Das darf keiner wissen
Angehörige auf Abwegen, vertuschte Verbrechen, Missbrauch: 5 Familiengeheimnisse und ihre Folgen
Ein Missbrauch, ein verschollener Angehöriger, ein vertuschtes Verbrechen. Viele Familien tragen ein solches Geheimnis mit sich herum. Diese Geschichten zeigen, was die Sprachlosigkeit mit den Menschen macht. Und welch zerstörerische Kraft auch das längst Vergangene noch entfaltet
EINE DUNKLE VERGANGENHEIT
Die Nachricht kam aus dem Nichts. Ilkay S., 33, öffnete an einem Morgen im November 2020 ihren Messenger und las: „Bist du vielleicht meine Nichte, die Tochter meiner Schwester Kathrin?“Das Profilbild neben der Nachricht zeigte eine dunkelhäutige Frau mit schwarzen Locken. Nichts an ihr erinnerte Ilkay an ihre früh verstorbene Mutter. Die hatte helle Haut, grüne Augen und glatte Haare. „Ich wusste aber, dass meine Mutter eine ältere Halbschwester gehabt hat“, sagt Ilkay. „Allerdings wurde bis zu ihrem Tod nicht über sie geredet.“Warum hatte es keinen Kontakt gegeben? Was war zwischen ihnen vorgefallen?

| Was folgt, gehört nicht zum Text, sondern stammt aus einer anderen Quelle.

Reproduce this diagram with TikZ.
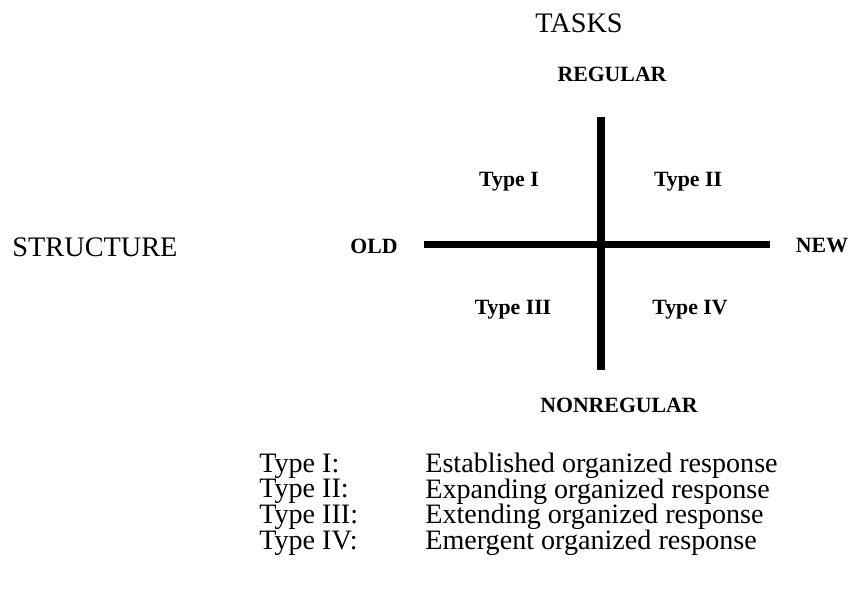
\documentclass[tikz,border=0pt]{standalone}
\usepackage{fontspec}
\setmainfont{Liberation Serif}
\newcommand\legendfont{\fontsize{16}{14.6}\selectfont\lineskiplimit=-20pt\relax}
\tikzset{
	big/.style={inner sep=0pt,font=\fontsize{16.1}{18}\selectfont},
	legend/.style={inner sep=0pt,anchor=north west,align=left,font=\legendfont},
	small/.style={inner sep=0pt,font=\fontsize{12.4}{15}\selectfont\bfseries},
	axis/.style={line width=4pt}
}
\begin{document}
\begin{tikzpicture}[x=0.02cm,y=-0.02cm]
	\useasboundingbox (0,0) rectangle (851,592);
	\coordinate (top) at (601,117); \coordinate (bottom) at (601,370);
	\coordinate (left) at (424,244.5); \coordinate (right) at (770,244.5);
	\draw[axis] (left) -- (right);
	\draw[axis] (top) -- (bottom);
	\node[big] (tasks) at (579,23) {TASKS};
	\node[big] (structure) at (95,247) {STRUCTURE};
	\node[small] (regular) at (612,74) {REGULAR};
	\node[small] (nonregular) at (619,405) {NONREGULAR};
	\node[small] (old) at (374,246) {OLD};
	\node[small] (new) at (822,246) {NEW};
	\node[small] (t1) at (509,182) {Type I};
	\node[small] (t2) at (688,182) {Type II};
	\node[small] (t3) at (513,310) {Type III};
	\node[small] (t4) at (690,310) {Type IV};
	% legend
	\node[legend] (types) at (259,453.5) {Type I:\\Type II:\\Type III:\\Type IV:};
	\node[legend] (responses) at (425,452.5) {Established organized response\\
		Expanding organized response\\Extending organized response\\
		Emergent organized response};
\end{tikzpicture}
\end{document}
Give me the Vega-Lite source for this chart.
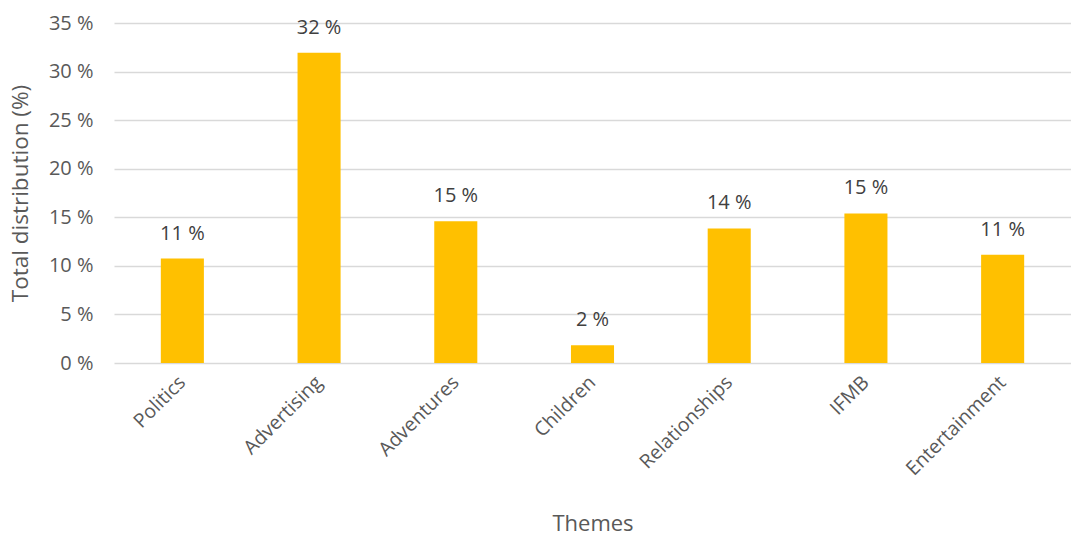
{
  "$schema": "https://vega.github.io/schema/vega-lite/v6.json",
  "width": 957,
  "height": 340,
  "autosize": {"type": "none"},
  "padding": {"left": 114, "top": 23, "right": 0, "bottom": 174},
  "background": "white",
  "config": {
    "view": {"stroke": null},
    "font": "Open Sans",
    "axis": {"labelFont": "Open Sans", "titleFont": "Open Sans", "labelColor": "#595959", "titleColor": "#595959", "titleFontWeight": "normal"}
  },
  "data": {
    "values": [
      {"theme": "Politics", "value": 10.75},
      {"theme": "Advertising", "value": 31.95},
      {"theme": "Adventures", "value": 14.6},
      {"theme": "Children", "value": 1.82},
      {"theme": "Relationships", "value": 13.85},
      {"theme": "IFMB", "value": 15.4},
      {"theme": "Entertainment", "value": 11.15}
    ]
  },
  "encoding": {
    "x": {
      "field": "theme",
      "type": "nominal",
      "sort": null,
      "scale": {"paddingInner": 0, "paddingOuter": 0},
      "axis": {
        "title": "Themes",
        "titleFontSize": 22,
        "titlePadding": 35,
        "labelAngle": -45,
        "labelAlign": "right",
        "labelBaseline": "middle",
        "labelFontSize": 19.5,
        "labelPadding": 16,
        "domain": false,
        "ticks": false
      }
    },
    "y": {
      "field": "value",
      "type": "quantitative",
      "scale": {"domain": [0, 35], "nice": false},
      "axis": {
        "title": "Total distribution (%)",
        "titleFontSize": 22.5,
        "titlePadding": 16,
        "values": [0, 5, 10, 15, 20, 25, 30, 35],
        "labelExpr": "datum.value + ' %'",
        "labelFontSize": 20,
        "labelPadding": 21,
        "domain": false,
        "ticks": false,
        "grid": true,
        "gridColor": "#D9D9D9",
        "gridWidth": 1.5
      }
    }
  },
  "layer": [
    {
      "mark": {"type": "bar", "color": "#FFC000", "width": {"band": 0.315}}
    },
    {
      "transform": [{"calculate": "format(datum.value, '.0f') + ' %'", "as": "label"}],
      "mark": {"type": "text", "dy": -25, "fontSize": 20, "color": "#404040", "font": "Open Sans"},
      "encoding": {
        "text": {"field": "label", "type": "nominal"}
      }
    }
  ]
}
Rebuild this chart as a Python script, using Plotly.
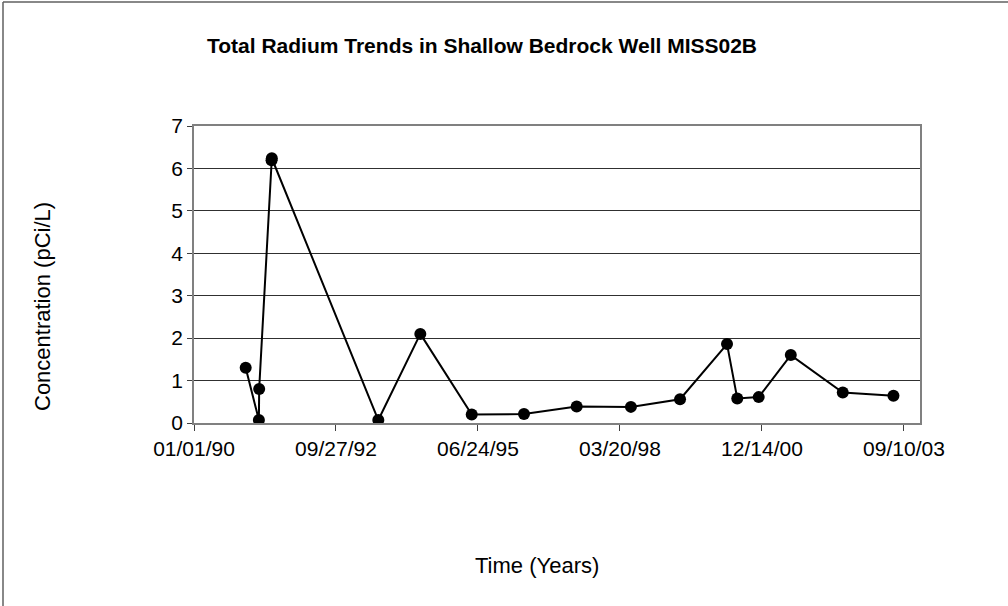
import plotly.graph_objects as go

# ========================================================
# Data
# ========================================================

sample_dates = ["1990-12-31", "1991-04-03", "1991-04-05", "1991-07-01", "1991-07-03",
                "1993-07-22", "1994-05-14", "1995-05-11", "1996-05-13", "1997-05-19",
                "1998-06-05", "1999-05-17", "2000-04-12", "2000-06-23", "2000-11-21",
                "2001-07-05", "2002-07-06", "2003-06-28"]
radium = [1.3, 0.07, 0.8, 6.19, 6.24,
          0.07, 2.1, 0.2, 0.21, 0.39,
          0.38, 0.56, 1.86, 0.58, 0.61,
          1.6, 0.72, 0.64]

title = "Total Radium Trends in Shallow Bedrock Well MISS02B"
x_title = "Time (Years)"
y_title = "Concentration (pCi/L)"

# ========================================================
# Layout helpers (pixel -> paper)
# ========================================================

W, H = 1008, 606
L, R, T, B = 194, 88, 126, 183
pw = W - L - R
ph = H - T - B

def px(x):
    return (x - L) / pw

def py(y):
    return (H - B - y) / ph

FONT = "Liberation Sans, Arial, sans-serif"

# ========================================================
# Figure
# ========================================================

fig = go.Figure()
fig.add_trace(go.Scatter(x=sample_dates, y=radium, mode="lines+markers",
                         line=dict(color="black", width=2),
                         marker=dict(color="black", size=12),
                         showlegend=False))

fig.update_xaxes(type="date", range=["1990-01-01", "2004-01-01"],
                 tick0="1990-01-01", dtick=1000 * 86400000, tickformat="%m/%d/%y",
                 ticks="outside", ticklen=6, tickcolor="#404040",
                 showline=True, linecolor="#808080", linewidth=1.5, mirror=True,
                 showgrid=False, zeroline=False,
                 tickfont=dict(family=FONT, size=21, color="black"))
fig.update_yaxes(range=[0, 7], dtick=1, ticks="outside", ticklen=5, tickcolor="#404040",
                 showline=True, linecolor="#808080", linewidth=1.5, mirror=True,
                 showgrid=True, gridcolor="#303030", gridwidth=1, zeroline=False,
                 tickfont=dict(family=FONT, size=21, color="black"))

fig.add_annotation(text="<b>" + title + "</b>", x=px(482), y=py(45), xref="paper", yref="paper",
                   showarrow=False, xanchor="center", yanchor="middle",
                   font=dict(family=FONT, size=21, color="black"))
fig.add_annotation(text=x_title, x=px(537), y=py(565), xref="paper", yref="paper",
                   showarrow=False, xanchor="center", yanchor="middle",
                   font=dict(family=FONT, size=22, color="black"))
fig.add_annotation(text=y_title, x=px(42), y=py(307), xref="paper", yref="paper",
                   showarrow=False, xanchor="center", yanchor="middle", textangle=-90,
                   font=dict(family=FONT, size=22, color="black"))

# chart area border (only top and left are visible)
fig.add_shape(type="line", xref="paper", yref="paper", x0=px(3), x1=px(W + 5), y0=py(2), y1=py(2),
              line=dict(color="#606060", width=1.5))
fig.add_shape(type="line", xref="paper", yref="paper", x0=px(3), x1=px(3), y0=py(2), y1=py(H + 5),
              line=dict(color="#606060", width=1.5))

fig.update_layout(width=W, height=H, margin=dict(l=L, r=R, t=T, b=B),
                  plot_bgcolor="white", paper_bgcolor="white")

# page has a default 8px body margin, drop it so the figure sits at 0,0
fig.write_html("out.html", config={"displayModeBar": False},
               post_script="document.body.style.margin='0';")
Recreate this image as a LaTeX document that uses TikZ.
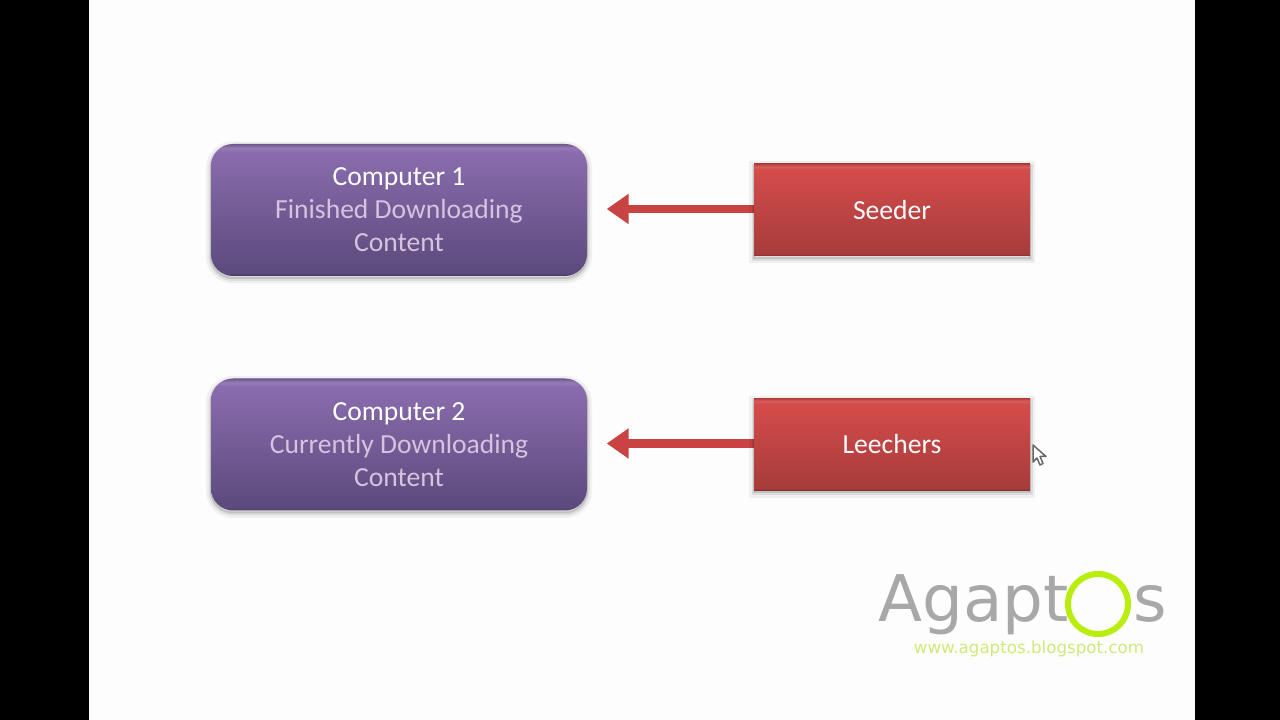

Die Unbekannte war tatsächlich ihre Tante. Renata, so ihr Name, erzählte Ilkay vom Drama ihrer Kindheit. Die gemeinsame Mutter der beiden Mädchen, Ilkays Oma, hatte sich 1963 in einen Studenten aus dem Kongo verliebt. „Ein schwarzer Freund galt damals als indiskutabel“, sagt Renata. Ihr Vater ging zurück in seine Heimat, nicht ahnend, dass seine Ex-freundin schwanger war. 1964 kam Renata auf die Welt. Unerwartet, unehelich und dunkelhäutig. Ein Skandal!
Renatas Mutter sollte heiraten. Schnellstmöglich. Dass ausgerechnet ein Oberfeldwebel der Bundeswehr Interesse zeigte, verwunderte viele. Es war bekannt, dass dieser Mann früher in der Hitlerjugend gewesen war und die nationalsozialistische Gesinnung nicht abgelegt hatte.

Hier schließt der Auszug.